Problem description:
Copy exactly the lines that run from the top of the listing to the line containing "from matplotlib.colors import", both ends included, and omit the pictures.

Data segment:
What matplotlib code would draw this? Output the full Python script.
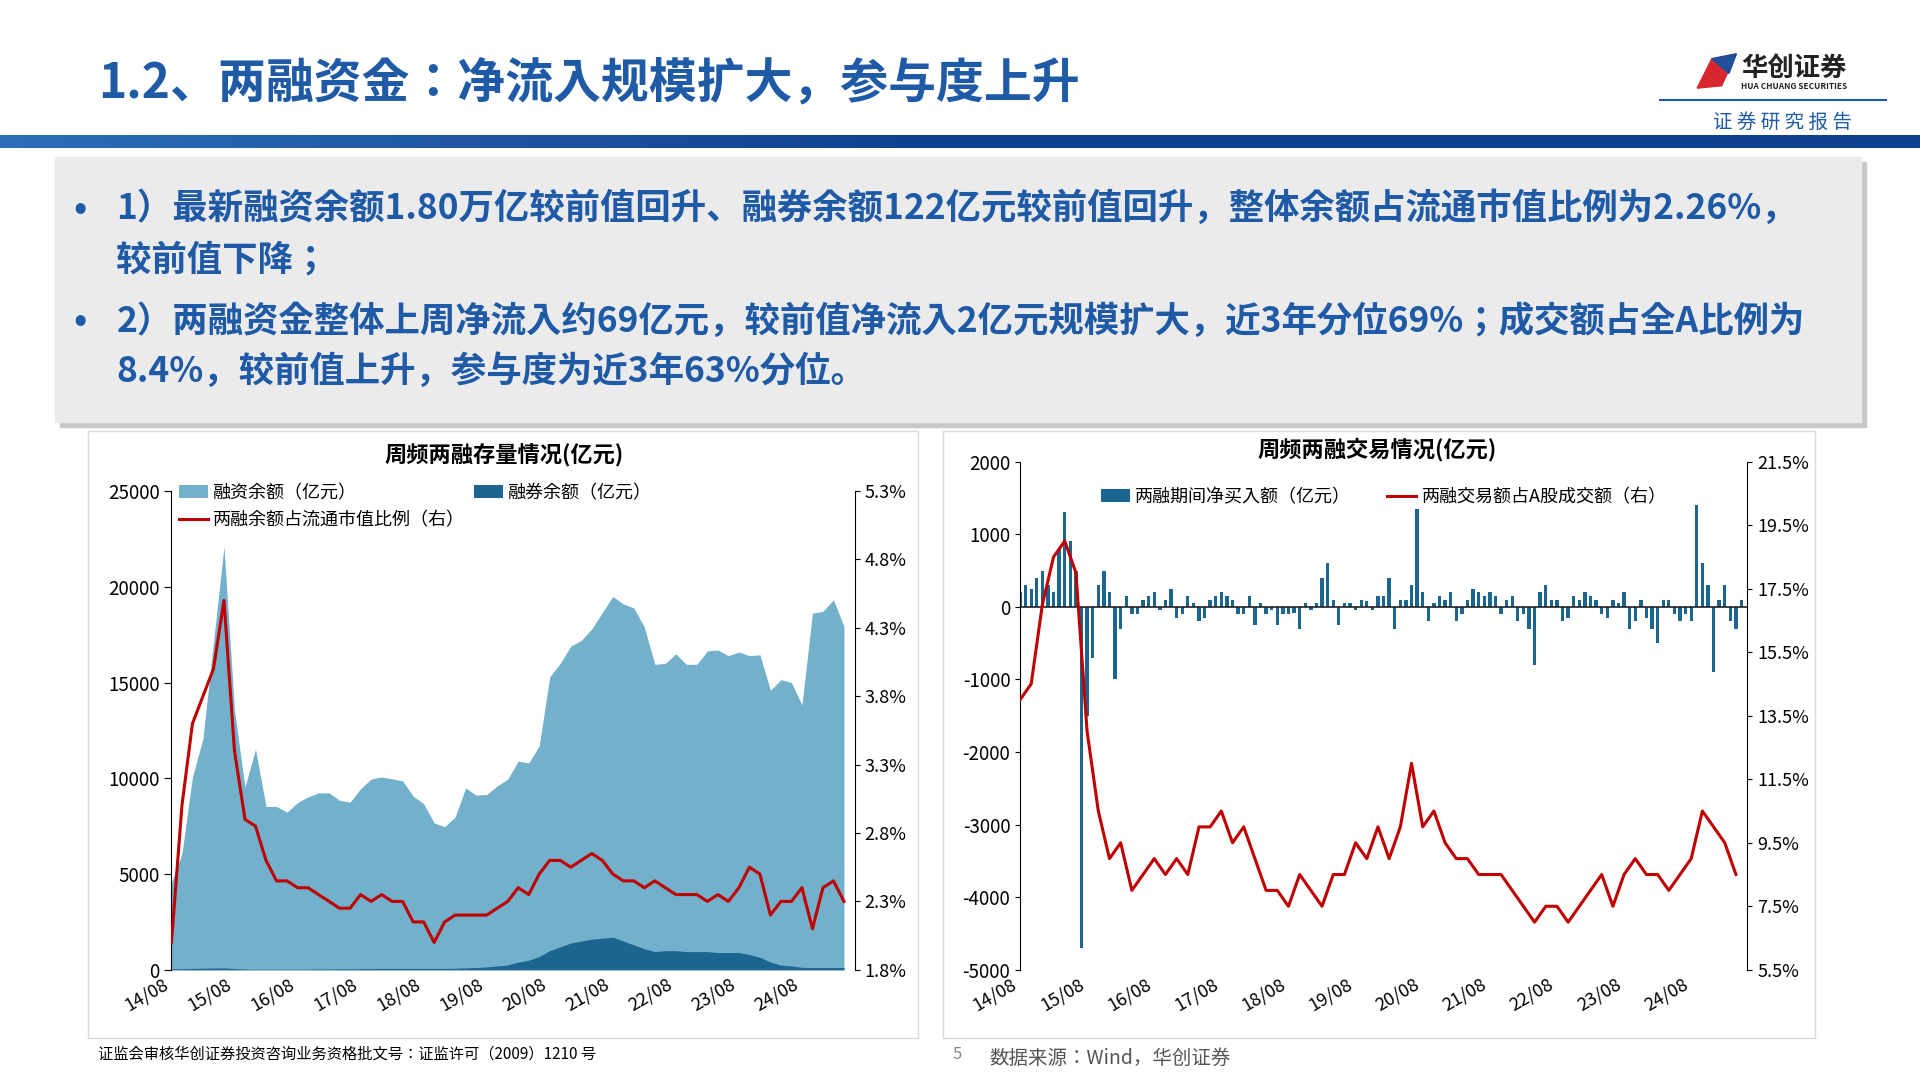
import numpy as np
import matplotlib
matplotlib.use("Agg")
import matplotlib.pyplot as plt
from matplotlib import font_manager as fm
from matplotlib.patches import Rectangle, Polygon
from matplotlib.colors import LinearSegmentedColormap

cjk = [f.name for f in fm.fontManager.ttflist if 'CJK' in f.name]
pref = [n for n in cjk if 'SC' in n] or cjk
plt.rcParams['font.family'] = (pref[:1] if pref else []) + ['DejaVu Sans']
plt.rcParams['axes.unicode_minus'] = False

# ---------------- data ----------------
# bi-monthly points starting 2014-08
fin_balance = [4500, 6000, 10000, 12000, 17000, 22000, 13500, 9500, 11500, 8500, 8500, 8200, 8700, 9000, 9200,
               9200, 8800, 8700, 9400, 9900, 10000, 9900, 9800, 9000, 8600, 7600, 7400, 7900, 9400, 9000, 9000,
               9400, 9700, 10500, 10300, 11000, 14300, 14800, 15500, 15700, 16200, 17000, 17800, 17600, 17600,
               16800, 15000, 15000, 15500, 15000, 15000, 15700, 15800, 15500, 15700, 15600, 15800, 14200, 14900,
               14800, 13700, 18500, 18600, 19200, 17800]
sec_balance = [50, 60, 70, 80, 90, 100, 60, 40, 30, 30, 30, 30, 30, 30, 40,
               40, 50, 50, 60, 60, 70, 70, 70, 70, 70, 70, 70, 80, 100, 120, 150,
               200, 250, 400, 500, 700, 1000, 1200, 1400, 1500, 1600, 1650, 1700, 1500, 1300,
               1100, 950, 1000, 1000, 950, 950, 950, 900, 900, 900, 800, 650, 400, 250,
               200, 130, 120, 120, 120, 120]
ratio_mkt = [2.0, 3.0, 3.6, 3.8, 4.0, 4.5, 3.4, 2.9, 2.85, 2.6, 2.45, 2.45, 2.4, 2.4, 2.35,
             2.3, 2.25, 2.25, 2.35, 2.3, 2.35, 2.3, 2.3, 2.15, 2.15, 2.0, 2.15, 2.2, 2.2, 2.2, 2.2,
             2.25, 2.3, 2.4, 2.35, 2.5, 2.6, 2.6, 2.55, 2.6, 2.65, 2.6, 2.5, 2.45, 2.45,
             2.4, 2.45, 2.4, 2.35, 2.35, 2.35, 2.3, 2.35, 2.3, 2.4, 2.55, 2.5, 2.2, 2.3,
             2.3, 2.4, 2.1, 2.4, 2.45, 2.3]
ratio_vol = [14.0, 14.5, 17.0, 18.5, 19.0, 18.0, 13.0, 10.5, 9.0, 9.5, 8.0, 8.5, 9.0, 8.5, 9.0,
             8.5, 10.0, 10.0, 10.5, 9.5, 10.0, 9.0, 8.0, 8.0, 7.5, 8.5, 8.0, 7.5, 8.5, 8.5, 9.5,
             9.0, 10.0, 9.0, 10.0, 12.0, 10.0, 10.5, 9.5, 9.0, 9.0, 8.5, 8.5, 8.5, 8.0,
             7.5, 7.0, 7.5, 7.5, 7.0, 7.5, 8.0, 8.5, 7.5, 8.5, 9.0, 8.5, 8.5, 8.0,
             8.5, 9.0, 10.5, 10.0, 9.5, 8.5]
# monthly net buy from 2014-08
net_buy = [200, 300, 250, 400, 500,
           300, 200, 800, 1300, 900, 500, -4700, -1500, -700, 300, 500, 200,
           -1000, -300, 150, -100, -100, 100, 150, 200, -50, 100, 250, -150,
           -100, 150, 50, -200, -150, 100, 150, 200, 150, 100, -100, -100,
           150, -250, 50, -100, -50, -250, -100, -100, -80, -300, 50, -50,
           50, 400, 600, 100, -250, 50, 50, -50, 100, 80, -50, 150,
           150, 400, -300, 100, 100, 300, 1350, 200, -200, 50, 150, 100,
           200, -200, -100, 100, 250, 200, 150, 200, 150, -100, 100, 150,
           -200, -100, -300, -800, 200, 300, 100, 100, -200, -150, 150, 100,
           200, 150, 100, -100, -150, 100, 50, 200, -300, -200, 100, -150,
           -300, -500, 100, 100, -100, -200, -100, -200, 1400, 600, 300, -900,
           100, 300, -200, -300, 100]
tick_labels = ['14/08', '15/08', '16/08', '17/08', '18/08', '19/08', '20/08', '21/08', '22/08', '23/08', '24/08']
tick_years = [2014 + 7 / 12 + i for i in range(len(tick_labels))]

t2 = 2014 + 7 / 12 + np.arange(len(fin_balance)) * 2 / 12
t1 = 2014 + 7 / 12 + np.arange(len(net_buy)) / 12

BLUE = '#1F5AA6'
LIGHT = '#72B0CB'
DARK = '#1B6690'
RED = '#C00000'

W, H = 1568, 882
fig = plt.figure(figsize=(19.2, 10.8), dpi=100)

def fx(x): return x / W
def fy(y): return 1 - y / H

# ---- header ----
fig.text(fx(80), fy(68), '1.2、两融资金：净流入规模扩大，参与度上升', color=BLUE, fontsize=34.5,
         fontweight='bold', va='center', ha='left')
band = fig.add_axes([0, fy(121), 1, (121 - 110) / H])
band.axis('off')
grad = np.linspace(0, 1, 256)[None, :]
cm = LinearSegmentedColormap.from_list('b', ['#2E6DB8', '#0F3F8F', '#0F3F8F'])
band.imshow(grad, aspect='auto', cmap=cm, extent=[0, 1, 0, 1])
# logo
fig.patches.append(Polygon([[fx(1386), fy(72)], [fx(1398), fy(48)], [fx(1418), fy(44)], [fx(1406), fy(70)]],
                           closed=True, transform=fig.transFigure, color='#D7262E'))
fig.patches.append(Polygon([[fx(1398), fy(48)], [fx(1418), fy(44)], [fx(1412), fy(60)]],
                           closed=True, transform=fig.transFigure, color='#1F4E9A'))
fig.text(fx(1422), fy(56), '华创证券', fontsize=19, fontweight='bold', color='#222222', va='center')
fig.text(fx(1422), fy(71), 'HUA CHUANG SECURITIES', fontsize=6, fontweight='bold', color='#222222', va='center')
fig.add_artist(plt.Line2D([fx(1356), fx(1540)], [fy(82), fy(82)], color=BLUE, lw=1.5))
fig.text(fx(1456), fy(100), '证 券 研 究 报 告', fontsize=14, color=BLUE, va='center', ha='center')

# ---- gray box ----
fig.patches.append(Rectangle((fx(49), fy(349)), (1524 - 49) / W, (349 - 132) / H, transform=fig.transFigure,
                             color='#C8C8C8', zorder=0))
fig.patches.append(Rectangle((fx(45), fy(345)), (1520 - 45) / W, (345 - 128) / H, transform=fig.transFigure,
                             color='#EBEBEB', zorder=1))
lines = [(60, 170, '•'), (95, 170, '1）最新融资余额1.80万亿较前值回升、融券余额122亿元较前值回升，整体余额占流通市值比例为2.26%，'),
         (95, 212, '较前值下降；'), (60, 262, '•'),
         (95, 262, '2）两融资金整体上周净流入约69亿元，较前值净流入2亿元规模扩大，近3年分位69%；成交额占全A比例为'),
         (95, 303, '8.4%，较前值上升，参与度为近3年63%分位。')]
for x, y, s in lines:
    fig.text(fx(x), fy(y), s, color=BLUE, fontsize=25.5, fontweight='bold', va='center', ha='left', zorder=3)

# panel frames
for x0, x1 in [(72, 750), (770, 1482)]:
    fig.patches.append(Rectangle((fx(x0), fy(848)), (x1 - x0) / W, (848 - 352) / H, transform=fig.transFigure,
                                 fill=False, ec='#D9D9D9', lw=1))

def style_time_axis(ax):
    ax.set_xlim(2014 + 7 / 12, 2025.42)
    ax.set_xticks(tick_years)
    ax.set_xticklabels(tick_labels, rotation=30, ha='right', fontsize=13)
    ax.tick_params(axis='x', length=0, pad=4)

# ---- left chart ----
axL = fig.add_axes([fx(140), fy(792), (698 - 140) / W, (792 - 401) / H])
total = np.array(fin_balance) + np.array(sec_balance)
axL.fill_between(t2, 0, total, color=LIGHT, lw=0, label='融资余额（亿元）')
axL.fill_between(t2, 0, sec_balance, color=DARK, lw=0, label='融券余额（亿元）')
axL.set_ylim(0, 25000)
axL.set_yticks(range(0, 25001, 5000))
axL.tick_params(axis='y', labelsize=13.5, direction='out', length=5)
for s in ['top', 'right', 'bottom']:
    axL.spines[s].set_visible(False)
style_time_axis(axL)
axL2 = axL.twinx()
axL2.plot(t2, ratio_mkt, color=RED, lw=2.2, label='两融余额占流通市值比例（右）')
axL2.set_ylim(1.8, 5.3)
axL2.set_yticks(np.arange(1.8, 5.31, 0.5))
axL2.set_yticklabels([f'{v:.1f}%' for v in np.arange(1.8, 5.31, 0.5)], fontsize=13)
for s in ['top', 'left', 'bottom']:
    axL2.spines[s].set_visible(False)
fig.text(fx(412), fy(372), '周频两融存量情况(亿元)', fontsize=16, fontweight='bold', ha='center', va='center')
h1, l1 = axL.get_legend_handles_labels()
h2, l2 = axL2.get_legend_handles_labels()
axL.legend([h1[0], h2[0], h1[1]], [l1[0], l2[0], l1[1]], ncol=2, loc='upper left', bbox_to_anchor=(0.0, 1.03),
           frameon=False, fontsize=13, columnspacing=0.5, handlelength=1.6, handletextpad=0.3, borderaxespad=0)

# ---- right chart ----
axR = fig.add_axes([fx(833), fy(792), (1427 - 833) / W, (792 - 377) / H])
axR.bar(t1, net_buy, width=1 / 12 * 0.6, color=DARK, label='两融期间净买入额（亿元）')
axR.axhline(0, color='#222222', lw=1.2)
axR.set_ylim(-5000, 2000)
axR.set_yticks(range(-5000, 2001, 1000))
axR.tick_params(axis='y', labelsize=13.5)
for s in ['top', 'right', 'bottom']:
    axR.spines[s].set_visible(False)
style_time_axis(axR)
axR2 = axR.twinx()
axR2.plot(t2, ratio_vol, color=RED, lw=2.2, label='两融交易额占A股成交额（右）')
axR2.set_ylim(5.5, 21.5)
axR2.set_yticks(np.arange(5.5, 21.6, 2))
axR2.set_yticklabels([f'{v:.1f}%' for v in np.arange(5.5, 21.6, 2)], fontsize=13)
for s in ['top', 'left', 'bottom']:
    axR2.spines[s].set_visible(False)
fig.text(fx(1125), fy(367), '周频两融交易情况(亿元)', fontsize=16, fontweight='bold', ha='center', va='center')
h1, l1 = axR.get_legend_handles_labels()
h2, l2 = axR2.get_legend_handles_labels()
axR.legend(h1 + h2, l1 + l2, ncol=2, loc='upper center', bbox_to_anchor=(0.5, 0.98), frameon=False,
           fontsize=13, columnspacing=2, handlelength=1.6, handletextpad=0.3)

# ---- footer ----
fig.text(fx(80), fy(861), '证监会审核华创证券投资咨询业务资格批文号：证监许可（2009）1210 号', fontsize=11, va='center')
fig.text(fx(778), fy(861), '5', fontsize=12, color='#888888', va='center')
fig.text(fx(808), fy(864), '数据来源：Wind，华创证券', fontsize=14, color='#555555', va='center')

fig.savefig('out.png', dpi=100)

Worked answer:
What matplotlib code would draw this? Output the full Python script.
import numpy as np
import matplotlib
matplotlib.use("Agg")
import matplotlib.pyplot as plt
from matplotlib import font_manager as fm
from matplotlib.patches import Rectangle, Polygon
from matplotlib.colors import LinearSegmentedColormap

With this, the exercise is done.